Work to complete: All the entries need to be quoted exactly, apart from the pictures, which you should drop.

=== Dataset extract ===

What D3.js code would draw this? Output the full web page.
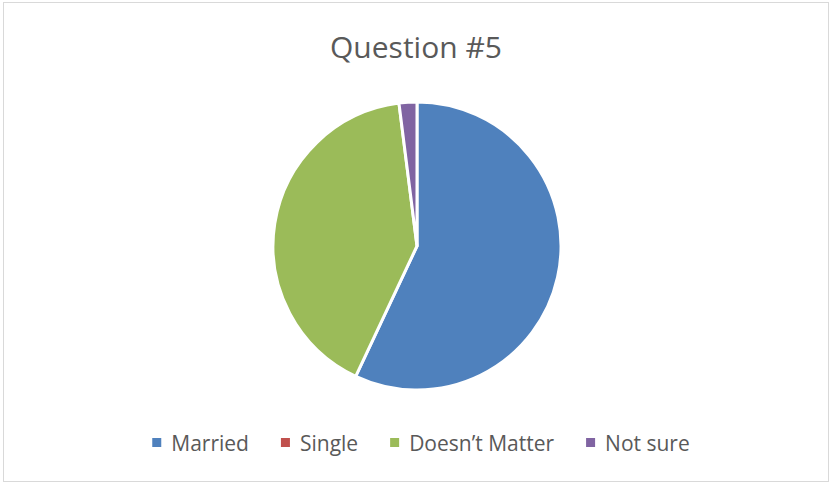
<!DOCTYPE html>
<html>
<head>
<meta charset="utf-8">
<script src="https://cdn.jsdelivr.net/npm/d3@7"></script>
<style>
  body { margin: 0; background: #fff; }
  text { font-family: "Open Sans", "Liberation Sans", sans-serif; fill: #595959; }
</style>
</head>
<body>
<div class="d3-content"></div>
<script>
const SVG_WIDTH = 835;
const SVG_HEIGHT = 487;

const categories = ['Married', 'Single', 'Doesn\u2019t Matter', 'Not sure'];
const values = [57, 0, 41, 2];
const colors = ['#4F81BD', '#C0504D', '#9BBB59', '#8064A2'];
const title = 'Question #5';

const data = categories.map((c, i) => ({ name: c, value: values[i], color: colors[i] }));

const svg = d3.select('.d3-content')
  .append('svg')
  .attr('width', SVG_WIDTH)
  .attr('height', SVG_HEIGHT);

// chart border
svg.append('rect')
  .attr('x', 3.5).attr('y', 2.5)
  .attr('width', 825).attr('height', 479)
  .attr('fill', '#fff')
  .attr('stroke', '#d9d9d9')
  .attr('stroke-width', 1);

svg.append('text')
  .text(title)
  .attr('x', 416)
  .attr('y', 58)
  .attr('text-anchor', 'middle')
  .style('font-size', '30px');

// pie
const RADIUS = 144;
const pie = d3.pie().sort(null).value(d => d.value);
const arc = d3.arc().innerRadius(0).outerRadius(RADIUS);

const chart = svg.append('g')
  .attr('transform', `translate(417, 246)`);

chart.selectAll('path')
  .data(pie(data).filter(d => d.data.value > 0))
  .join('path')
  .attr('d', arc)
  .attr('fill', d => d.data.color)
  .attr('stroke', '#fff')
  .attr('stroke-width', 3)
  .attr('stroke-linejoin', 'round');

// legend, centered
const legend = svg.append('g');
const items = legend.selectAll('g')
  .data(data)
  .join('g');

items.append('rect')
  .attr('width', 9).attr('height', 9)
  .attr('y', -13)
  .attr('fill', d => d.color);

items.append('text')
  .text(d => d.name)
  .attr('x', 19)
  .attr('y', 0)
  .style('font-size', '21px');

const GAP = 32;
let x = 0;
items.each(function () {
  const w = d3.select(this).select('text').node().getComputedTextLength();
  d3.select(this).attr('transform', `translate(${x}, 0)`);
  x += 19 + w + GAP;
});
const total = x - GAP;
legend.attr('transform', `translate(${421 - total / 2}, 451)`);
</script>
</body>
</html>
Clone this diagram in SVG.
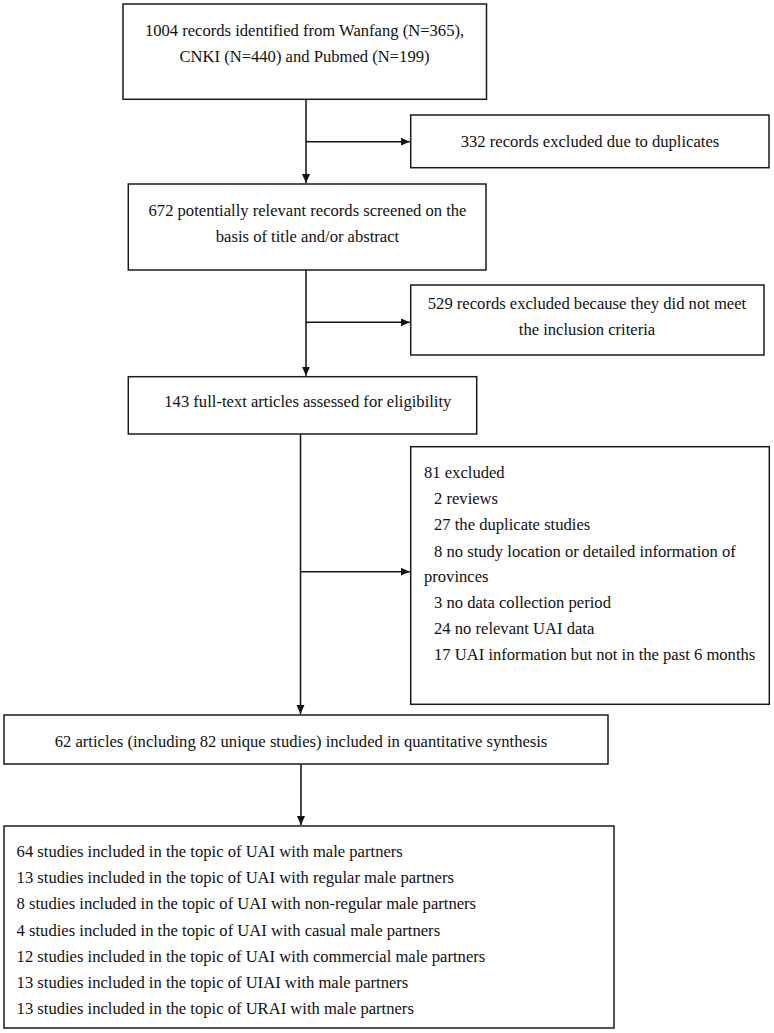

===

Written solution:
What D3.js code would draw this? Output the full web page.
<!DOCTYPE html>
<html>
<head>
<meta charset="utf-8">
<script src="https://cdn.jsdelivr.net/npm/d3@7"></script>
<style>
  body { margin: 0; background: #fff; }
  text { font-family: "Open Sans", "Liberation Sans", sans-serif; fill: #595959; }
</style>
</head>
<body>
<div class="d3-content"></div>
<script>
const SVG_WIDTH = 835;
const SVG_HEIGHT = 487;

const categories = ['Married', 'Single', 'Doesn\u2019t Matter', 'Not sure'];
const values = [57, 0, 41, 2];
const colors = ['#4F81BD', '#C0504D', '#9BBB59', '#8064A2'];
const title = 'Question #5';

const data = categories.map((c, i) => ({ name: c, value: values[i], color: colors[i] }));

const svg = d3.select('.d3-content')
  .append('svg')
  .attr('width', SVG_WIDTH)
  .attr('height', SVG_HEIGHT);

// chart border
svg.append('rect')
  .attr('x', 3.5).attr('y', 2.5)
  .attr('width', 825).attr('height', 479)
  .attr('fill', '#fff')
  .attr('stroke', '#d9d9d9')
  .attr('stroke-width', 1);

svg.append('text')
  .text(title)
  .attr('x', 416)
  .attr('y', 58)
  .attr('text-anchor', 'middle')
  .style('font-size', '30px');

// pie
const RADIUS = 144;
const pie = d3.pie().sort(null).value(d => d.value);
const arc = d3.arc().innerRadius(0).outerRadius(RADIUS);

const chart = svg.append('g')
  .attr('transform', `translate(417, 246)`);

chart.selectAll('path')
  .data(pie(data).filter(d => d.data.value > 0))
  .join('path')
  .attr('d', arc)
  .attr('fill', d => d.data.color)
  .attr('stroke', '#fff')
  .attr('stroke-width', 3)
  .attr('stroke-linejoin', 'round');

// legend, centered
const legend = svg.append('g');
const items = legend.selectAll('g')
  .data(data)
  .join('g');

items.append('rect')
  .attr('width', 9).attr('height', 9)
  .attr('y', -13)
  .attr('fill', d => d.color);

items.append('text')
  .text(d => d.name)
  .attr('x', 19)
  .attr('y', 0)
  .style('font-size', '21px');

const GAP = 32;
let x = 0;
items.each(function () {
  const w = d3.select(this).select('text').node().getComputedTextLength();
  d3.select(this).attr('transform', `translate(${x}, 0)`);
  x += 19 + w + GAP;
});
const total = x - GAP;
legend.attr('transform', `translate(${421 - total / 2}, 451)`);
</script>
</body>
</html>
Clone this diagram in SVG.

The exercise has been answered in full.